> [WHAT YOU SHOULD DO]:
The lines from the top of the material through the line with "import seaborn as sns" are to be set down exactly. Leave the pictures out.

══════════════════════════════

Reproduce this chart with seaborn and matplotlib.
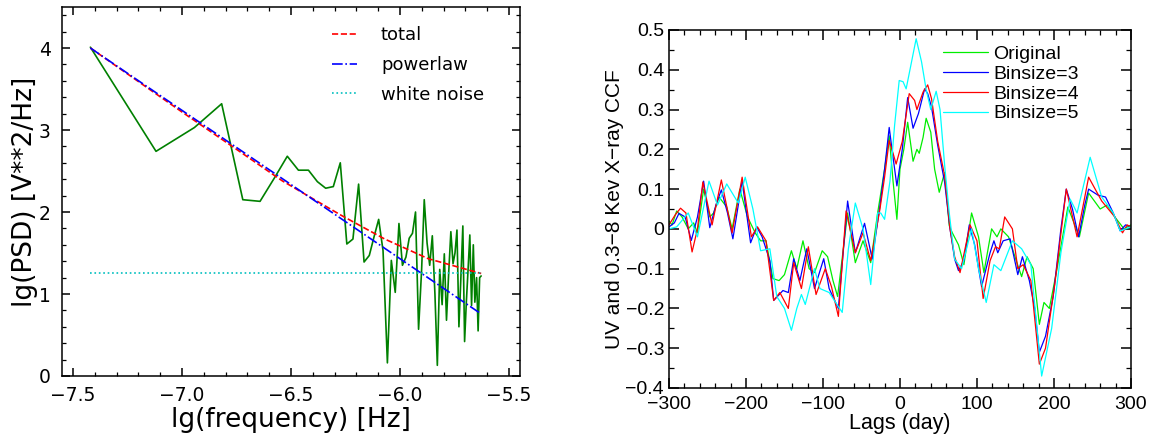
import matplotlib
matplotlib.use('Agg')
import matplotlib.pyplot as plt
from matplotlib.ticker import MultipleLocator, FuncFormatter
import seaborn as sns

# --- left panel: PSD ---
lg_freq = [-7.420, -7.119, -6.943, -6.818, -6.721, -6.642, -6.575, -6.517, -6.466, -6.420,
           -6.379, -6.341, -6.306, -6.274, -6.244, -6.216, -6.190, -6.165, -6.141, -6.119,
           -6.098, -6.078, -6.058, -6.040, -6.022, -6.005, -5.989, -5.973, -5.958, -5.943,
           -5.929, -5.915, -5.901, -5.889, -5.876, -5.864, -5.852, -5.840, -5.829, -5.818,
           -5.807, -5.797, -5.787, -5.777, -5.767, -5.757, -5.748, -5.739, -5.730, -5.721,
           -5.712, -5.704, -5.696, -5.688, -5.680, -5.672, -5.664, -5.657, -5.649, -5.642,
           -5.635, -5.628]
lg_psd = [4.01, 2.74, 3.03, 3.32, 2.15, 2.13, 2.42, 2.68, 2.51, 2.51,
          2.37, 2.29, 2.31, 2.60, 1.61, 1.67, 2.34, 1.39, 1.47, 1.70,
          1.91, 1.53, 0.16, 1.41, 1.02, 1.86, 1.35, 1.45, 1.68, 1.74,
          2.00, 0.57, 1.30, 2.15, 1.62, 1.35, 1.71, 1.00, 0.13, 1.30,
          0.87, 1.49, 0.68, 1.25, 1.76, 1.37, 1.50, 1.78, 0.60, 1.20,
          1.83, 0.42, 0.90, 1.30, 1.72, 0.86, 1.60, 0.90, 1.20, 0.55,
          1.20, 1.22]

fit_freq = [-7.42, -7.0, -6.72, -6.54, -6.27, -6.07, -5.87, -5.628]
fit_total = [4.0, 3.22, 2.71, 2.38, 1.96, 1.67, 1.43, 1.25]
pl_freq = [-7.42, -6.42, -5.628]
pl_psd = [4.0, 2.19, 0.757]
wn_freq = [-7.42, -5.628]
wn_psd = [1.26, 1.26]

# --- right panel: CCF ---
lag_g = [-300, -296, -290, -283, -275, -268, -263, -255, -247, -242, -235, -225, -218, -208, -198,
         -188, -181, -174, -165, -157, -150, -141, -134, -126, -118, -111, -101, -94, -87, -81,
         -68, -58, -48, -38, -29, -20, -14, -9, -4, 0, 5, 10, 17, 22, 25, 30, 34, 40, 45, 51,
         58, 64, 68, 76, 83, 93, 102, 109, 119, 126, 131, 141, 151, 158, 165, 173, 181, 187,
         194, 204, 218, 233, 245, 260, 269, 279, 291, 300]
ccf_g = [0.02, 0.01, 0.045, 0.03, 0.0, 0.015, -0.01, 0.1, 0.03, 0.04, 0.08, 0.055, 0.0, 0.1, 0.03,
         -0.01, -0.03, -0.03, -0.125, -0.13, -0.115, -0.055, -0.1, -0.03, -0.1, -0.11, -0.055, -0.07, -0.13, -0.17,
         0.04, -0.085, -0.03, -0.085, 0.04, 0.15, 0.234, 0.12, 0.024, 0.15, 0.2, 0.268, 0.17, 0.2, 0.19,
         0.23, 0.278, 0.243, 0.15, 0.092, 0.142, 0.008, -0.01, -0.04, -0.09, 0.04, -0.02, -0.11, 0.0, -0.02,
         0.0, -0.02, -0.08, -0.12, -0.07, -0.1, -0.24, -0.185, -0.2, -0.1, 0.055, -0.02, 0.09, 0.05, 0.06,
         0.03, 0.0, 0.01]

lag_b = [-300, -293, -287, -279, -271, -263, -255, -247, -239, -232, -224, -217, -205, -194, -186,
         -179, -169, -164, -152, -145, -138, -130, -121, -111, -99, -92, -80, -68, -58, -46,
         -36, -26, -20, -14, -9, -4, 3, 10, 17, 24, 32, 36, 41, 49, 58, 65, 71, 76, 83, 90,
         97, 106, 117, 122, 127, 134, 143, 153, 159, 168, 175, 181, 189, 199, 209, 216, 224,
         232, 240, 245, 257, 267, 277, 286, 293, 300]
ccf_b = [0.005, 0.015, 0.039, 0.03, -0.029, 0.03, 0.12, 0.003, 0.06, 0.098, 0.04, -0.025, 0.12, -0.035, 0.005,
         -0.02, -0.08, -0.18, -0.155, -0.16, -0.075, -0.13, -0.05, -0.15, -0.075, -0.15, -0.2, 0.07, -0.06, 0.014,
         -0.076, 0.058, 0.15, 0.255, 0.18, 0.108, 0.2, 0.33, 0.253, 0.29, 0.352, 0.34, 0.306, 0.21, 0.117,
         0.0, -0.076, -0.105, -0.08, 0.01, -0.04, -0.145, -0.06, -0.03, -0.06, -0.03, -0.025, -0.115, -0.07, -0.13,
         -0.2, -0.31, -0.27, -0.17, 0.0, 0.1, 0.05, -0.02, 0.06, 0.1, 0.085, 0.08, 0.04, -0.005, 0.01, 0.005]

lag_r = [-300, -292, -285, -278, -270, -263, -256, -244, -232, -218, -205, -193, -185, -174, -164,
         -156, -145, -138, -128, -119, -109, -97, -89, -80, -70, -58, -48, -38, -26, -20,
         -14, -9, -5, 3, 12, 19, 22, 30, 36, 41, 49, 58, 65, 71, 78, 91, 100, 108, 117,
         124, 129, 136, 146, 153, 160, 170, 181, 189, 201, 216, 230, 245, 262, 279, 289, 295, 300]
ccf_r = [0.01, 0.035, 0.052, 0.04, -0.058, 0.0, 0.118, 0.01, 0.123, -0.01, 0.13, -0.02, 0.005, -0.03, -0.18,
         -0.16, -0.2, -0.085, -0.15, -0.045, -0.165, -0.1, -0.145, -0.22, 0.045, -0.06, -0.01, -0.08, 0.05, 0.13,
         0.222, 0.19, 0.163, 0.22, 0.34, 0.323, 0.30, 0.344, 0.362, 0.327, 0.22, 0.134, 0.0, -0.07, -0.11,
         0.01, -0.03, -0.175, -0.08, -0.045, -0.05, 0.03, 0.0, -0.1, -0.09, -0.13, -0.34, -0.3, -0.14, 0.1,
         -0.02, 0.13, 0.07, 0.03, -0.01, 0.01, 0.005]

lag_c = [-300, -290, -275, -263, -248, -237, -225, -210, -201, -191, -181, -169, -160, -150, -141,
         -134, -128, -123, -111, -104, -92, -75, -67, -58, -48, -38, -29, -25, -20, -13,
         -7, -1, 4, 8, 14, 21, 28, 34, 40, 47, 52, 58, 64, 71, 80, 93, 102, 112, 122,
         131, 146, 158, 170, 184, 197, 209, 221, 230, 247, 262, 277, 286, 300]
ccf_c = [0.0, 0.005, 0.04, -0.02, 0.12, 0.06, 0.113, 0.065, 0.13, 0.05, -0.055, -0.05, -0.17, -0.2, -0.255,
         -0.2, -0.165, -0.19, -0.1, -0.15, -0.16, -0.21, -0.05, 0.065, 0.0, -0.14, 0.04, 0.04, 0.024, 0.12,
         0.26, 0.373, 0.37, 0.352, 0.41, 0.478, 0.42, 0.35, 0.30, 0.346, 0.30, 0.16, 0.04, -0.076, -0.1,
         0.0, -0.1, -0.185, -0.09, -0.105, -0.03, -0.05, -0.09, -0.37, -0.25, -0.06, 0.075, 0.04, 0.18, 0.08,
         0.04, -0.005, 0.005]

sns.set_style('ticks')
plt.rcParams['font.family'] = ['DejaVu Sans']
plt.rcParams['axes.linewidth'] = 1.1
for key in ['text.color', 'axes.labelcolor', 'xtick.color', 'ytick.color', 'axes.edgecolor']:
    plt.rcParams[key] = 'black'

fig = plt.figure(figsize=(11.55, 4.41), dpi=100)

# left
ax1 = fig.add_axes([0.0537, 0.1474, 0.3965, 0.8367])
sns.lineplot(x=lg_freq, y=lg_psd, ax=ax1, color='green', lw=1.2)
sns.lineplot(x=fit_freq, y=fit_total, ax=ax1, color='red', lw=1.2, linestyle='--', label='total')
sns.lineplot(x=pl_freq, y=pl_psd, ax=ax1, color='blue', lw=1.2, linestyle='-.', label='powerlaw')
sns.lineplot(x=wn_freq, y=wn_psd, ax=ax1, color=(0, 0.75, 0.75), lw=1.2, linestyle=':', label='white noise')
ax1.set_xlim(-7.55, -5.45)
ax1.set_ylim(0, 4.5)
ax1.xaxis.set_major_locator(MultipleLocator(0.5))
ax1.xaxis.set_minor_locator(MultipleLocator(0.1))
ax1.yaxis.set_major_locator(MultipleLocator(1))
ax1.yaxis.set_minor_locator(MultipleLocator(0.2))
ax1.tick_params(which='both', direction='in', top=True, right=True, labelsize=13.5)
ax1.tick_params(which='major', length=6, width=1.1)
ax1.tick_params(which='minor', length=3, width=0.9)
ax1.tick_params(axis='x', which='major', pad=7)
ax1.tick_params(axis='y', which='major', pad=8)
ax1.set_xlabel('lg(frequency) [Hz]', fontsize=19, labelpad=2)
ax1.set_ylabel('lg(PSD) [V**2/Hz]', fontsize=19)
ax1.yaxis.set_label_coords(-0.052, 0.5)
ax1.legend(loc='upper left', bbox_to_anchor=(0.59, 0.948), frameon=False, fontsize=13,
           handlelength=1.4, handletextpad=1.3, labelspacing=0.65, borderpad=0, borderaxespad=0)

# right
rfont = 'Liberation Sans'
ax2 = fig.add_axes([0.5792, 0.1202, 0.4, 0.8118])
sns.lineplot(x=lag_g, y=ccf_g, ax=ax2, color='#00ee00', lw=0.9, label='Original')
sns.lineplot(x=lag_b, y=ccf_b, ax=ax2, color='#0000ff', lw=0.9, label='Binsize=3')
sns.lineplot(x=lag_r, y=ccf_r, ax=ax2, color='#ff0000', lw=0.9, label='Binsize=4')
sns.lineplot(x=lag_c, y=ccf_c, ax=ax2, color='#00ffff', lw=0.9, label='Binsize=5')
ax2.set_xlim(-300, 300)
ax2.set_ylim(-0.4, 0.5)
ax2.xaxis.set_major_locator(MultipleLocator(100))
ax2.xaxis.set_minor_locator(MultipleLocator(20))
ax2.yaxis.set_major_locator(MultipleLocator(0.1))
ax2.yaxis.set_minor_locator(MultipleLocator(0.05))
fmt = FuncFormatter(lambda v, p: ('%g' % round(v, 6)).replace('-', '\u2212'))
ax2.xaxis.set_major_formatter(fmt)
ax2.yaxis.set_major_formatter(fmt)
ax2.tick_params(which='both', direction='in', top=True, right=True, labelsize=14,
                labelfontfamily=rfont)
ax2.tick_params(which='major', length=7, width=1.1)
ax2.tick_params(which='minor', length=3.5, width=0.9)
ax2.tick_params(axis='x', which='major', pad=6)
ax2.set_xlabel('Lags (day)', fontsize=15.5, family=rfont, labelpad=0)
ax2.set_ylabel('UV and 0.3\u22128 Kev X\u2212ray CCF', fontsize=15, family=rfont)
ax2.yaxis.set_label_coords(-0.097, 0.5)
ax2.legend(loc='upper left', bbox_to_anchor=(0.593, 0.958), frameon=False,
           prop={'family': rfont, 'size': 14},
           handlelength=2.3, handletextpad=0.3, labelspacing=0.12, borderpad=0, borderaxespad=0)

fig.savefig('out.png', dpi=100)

══════════════════════════════

> [RESPONSE]:
Reproduce this chart with seaborn and matplotlib.
import matplotlib
matplotlib.use('Agg')
import matplotlib.pyplot as plt
from matplotlib.ticker import MultipleLocator, FuncFormatter
import seaborn as sns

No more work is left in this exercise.